We like to take pictures. My family’s collection exceeds 100,000 digital photos. Over the years, we have successfully arranged them into a hierarchy of folders organized chronologically by year, month, and event. But the process is getting more challenging as we integrate photos from multiple cameras and phones plus pictures sent to us by others.
This got me pondering, “What is the identity of a file, and what should it be?”
On existing computer systems, the identity of a file is its filename; or, more correctly, its file path including all of the folders that lead up to the file. But there are serious problems with this:
- Filenames, and especially paths, are ephemeral. They change as we move files around.

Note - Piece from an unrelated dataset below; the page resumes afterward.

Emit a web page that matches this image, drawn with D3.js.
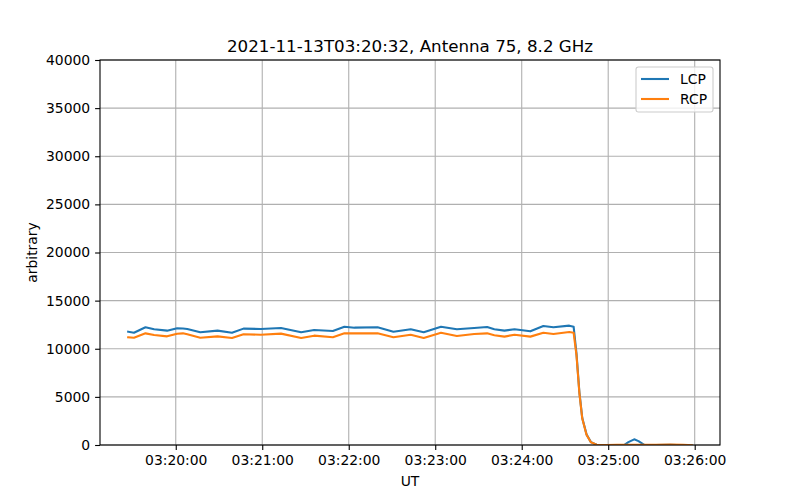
<!DOCTYPE html>
<html>
<head>
<meta charset="utf-8">
<script src="https://cdn.jsdelivr.net/npm/d3@7"></script>
<style>
  body { margin: 0; background: #fff; }
  svg { font-family: "DejaVu Sans", sans-serif; }
</style>
</head>
<body>
<svg id="chart" width="800" height="500"></svg>
<script>
// sample times (UT, 2021-11-13)
let times = [
  "03:19:27", "03:19:31", "03:19:39", "03:19:45", "03:19:54", "03:20:01", "03:20:05", "03:20:08",
  "03:20:17", "03:20:29", "03:20:39", "03:20:47", "03:20:59", "03:21:13", "03:21:27", "03:21:36",
  "03:21:49", "03:21:57", "03:22:04", "03:22:20", "03:22:31", "03:22:43", "03:22:52", "03:23:04",
  "03:23:15", "03:23:27", "03:23:36", "03:23:41", "03:23:48", "03:23:55", "03:24:06", "03:24:15",
  "03:24:22", "03:24:33", "03:24:36", "03:24:38", "03:24:40", "03:24:42", "03:24:45", "03:24:48",
  "03:24:52", "03:24:59", "03:25:06", "03:25:11", "03:25:14", "03:25:18", "03:25:21", "03:25:25",
  "03:25:33", "03:25:43", "03:25:52", "03:25:58"
];

let lcp = [
  11770, 11670, 12230, 12020, 11880, 12120, 12100, 12050,
  11710, 11880, 11670, 12090, 12050, 12160, 11710, 11950,
  11840, 12290, 12190, 12230, 11770, 12020, 11710, 12290,
  12020, 12160, 12260, 12020, 11880, 12020, 11810, 12360,
  12230, 12400, 12290, 9500, 5500, 2800, 1100, 300,
  30, -20, -30, 0, 300, 590, 400, 20,
  0, 10, -30, -80
];

let rcp = [
  11190, 11140, 11600, 11430, 11290, 11560, 11600, 11500,
  11150, 11290, 11120, 11500, 11460, 11570, 11120, 11360,
  11190, 11600, 11600, 11600, 11190, 11460, 11120, 11670,
  11330, 11530, 11600, 11400, 11260, 11460, 11260, 11670,
  11530, 11740, 11670, 9300, 5400, 2750, 1050, 280,
  30, 0, 10, 10, 10, 20, 20, 20,
  30, 40, 10, -30
];

let yTicks = [0, 5000, 10000, 15000, 20000, 25000, 30000, 35000, 40000];

let seriesNames = ["LCP", "RCP"];
let seriesColors = ["#1f77b4", "#ff7f0e"];

let margin = {top: 60, right: 80, bottom: 55, left: 100};
let width = 800 - margin.left - margin.right;
let height = 500 - margin.top - margin.bottom;

let parseTime = d3.timeParse("%Y-%m-%d %H:%M:%S");
let dates = times.map(t => parseTime("2021-11-13 " + t));

// matplotlib style 5% padding on x
let ext = d3.extent(dates);
let pad = (ext[1] - ext[0]) * 0.05;
let x = d3.scaleTime()
    .domain([new Date(+ext[0] - pad), new Date(+ext[1] + pad)])
    .range([0, width]);

let y = d3.scaleLinear()
    .domain([0, 40000])
    .range([height, 0]);

let svg = d3.select("#chart");
let g = svg.append("g").attr("transform", "translate(" + margin.left + "," + margin.top + ")");

svg.append("defs").append("clipPath").attr("id", "clip")
  .append("rect").attr("width", width).attr("height", height);

let xTicks = d3.range(20, 27).map(m => parseTime("2021-11-13 03:" + m + ":00"));

// grid
g.selectAll("line.xgrid").data(xTicks).enter().append("line")
    .attr("class", "xgrid")
    .attr("x1", d => x(d)).attr("x2", d => x(d))
    .attr("y1", 0).attr("y2", height)
    .attr("stroke", "#b0b0b0").attr("stroke-width", 1.1);

g.selectAll("line.ygrid").data(yTicks).enter().append("line")
    .attr("class", "ygrid")
    .attr("x1", 0).attr("x2", width)
    .attr("y1", d => y(d)).attr("y2", d => y(d))
    .attr("stroke", "#b0b0b0").attr("stroke-width", 1.1);

// lines
let allSeries = [lcp, rcp];
let line = d3.line()
    .x((d, i) => x(dates[i]))
    .y(d => y(d));

g.append("g").attr("clip-path", "url(#clip)")
  .selectAll("path").data(allSeries).enter().append("path")
    .attr("d", d => line(d))
    .attr("fill", "none")
    .attr("stroke", (d, i) => seriesColors[i])
    .attr("stroke-width", 2.1)
    .attr("stroke-linejoin", "round")
    .attr("stroke-linecap", "square");

// axes
let xAxis = d3.axisBottom(x).tickValues(xTicks)
    .tickFormat(d3.timeFormat("%H:%M:%S"))
    .tickSize(4.9).tickPadding(4.9);
let yAxis = d3.axisLeft(y).tickValues(yTicks)
    .tickFormat(d3.format("d"))
    .tickSize(4.9).tickPadding(4.9);

let gx = g.append("g").attr("transform", "translate(0," + height + ")").call(xAxis);
let gy = g.append("g").call(yAxis);

[gx, gy].forEach(a => {
    a.select(".domain").remove();
    a.selectAll("text").attr("font-size", "13.9px").attr("fill", "#000")
        .attr("font-family", "DejaVu Sans, sans-serif");
    a.selectAll("line").attr("stroke", "#000").attr("stroke-width", 1.1);
});

// frame
g.append("rect")
    .attr("width", width).attr("height", height)
    .attr("fill", "none").attr("stroke", "#000").attr("stroke-width", 1.1);

// title & labels
svg.append("text")
    .attr("x", margin.left + width / 2).attr("y", margin.top - 8)
    .attr("text-anchor", "middle")
    .attr("font-size", "16.7px")
    .text("2021-11-13T03:20:32, Antenna 75, 8.2 GHz");

svg.append("text")
    .attr("x", margin.left + width / 2).attr("y", 486)
    .attr("text-anchor", "middle")
    .attr("font-size", "13.9px")
    .text("UT");

svg.append("text")
    .attr("transform", "translate(37," + (margin.top + height / 2) + ") rotate(-90)")
    .attr("text-anchor", "middle")
    .attr("font-size", "13.9px")
    .text("arbitrary");

// legend
let lg = g.append("g").attr("transform", "translate(" + (width - 84) + ",7)");
lg.append("rect")
    .attr("width", 77).attr("height", 45).attr("rx", 2.5)
    .attr("fill", "#fff").attr("fill-opacity", 0.8)
    .attr("stroke", "#cccccc").attr("stroke-width", 1.1);

seriesNames.forEach((name, i) => {
    let yy = 12 + i * 20;
    lg.append("line")
        .attr("x1", 5).attr("x2", 33).attr("y1", yy).attr("y2", yy)
        .attr("stroke", seriesColors[i]).attr("stroke-width", 2.1);
    lg.append("text")
        .attr("x", 44).attr("y", yy + 5)
        .attr("font-size", "13.9px")
        .text(name);
});
</script>
</body>
</html>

- Hierarchical file systems make sense to librarians and computer scientists, but regular people have an easier time understanding hashtags.
- A filename is a property of where it’s stored, not inherent in the file itself.
I propose that the identity of a file should be its metadata - the title, author, keywords, creation date, and so forth. And the metadata could be stored internally to the file so that it is preserved and carried along when the file is copied or transmitted. Thus the identity is inherent in the file, not in the place it’s stored.
Conveniently, most contemporary file formats have a way to store the metadata. This includes Microsoft Office documents, PDF files, media files like MP3 and MP4 and many more. Current versions of Windows and Mac OS even retrieve and index the information.
The foundation has been laid for a metadata-centric way of managing our personal collections of pictures, documents, music, and video. What we lack are well-structured tools for tagging and retrieving. That will be the subject of this blog and the associated FileMeta Project.
I’m starting with better ways of managing our collection of photos. Instead of a single, chronological, dimension; metadata will let us organize the photos by subject, theme, people appearing in the photos, location, and subject. The experimental tools I write are open source and managed on GitHub. And when some are polished well enough I’ll post them in the Microsoft store.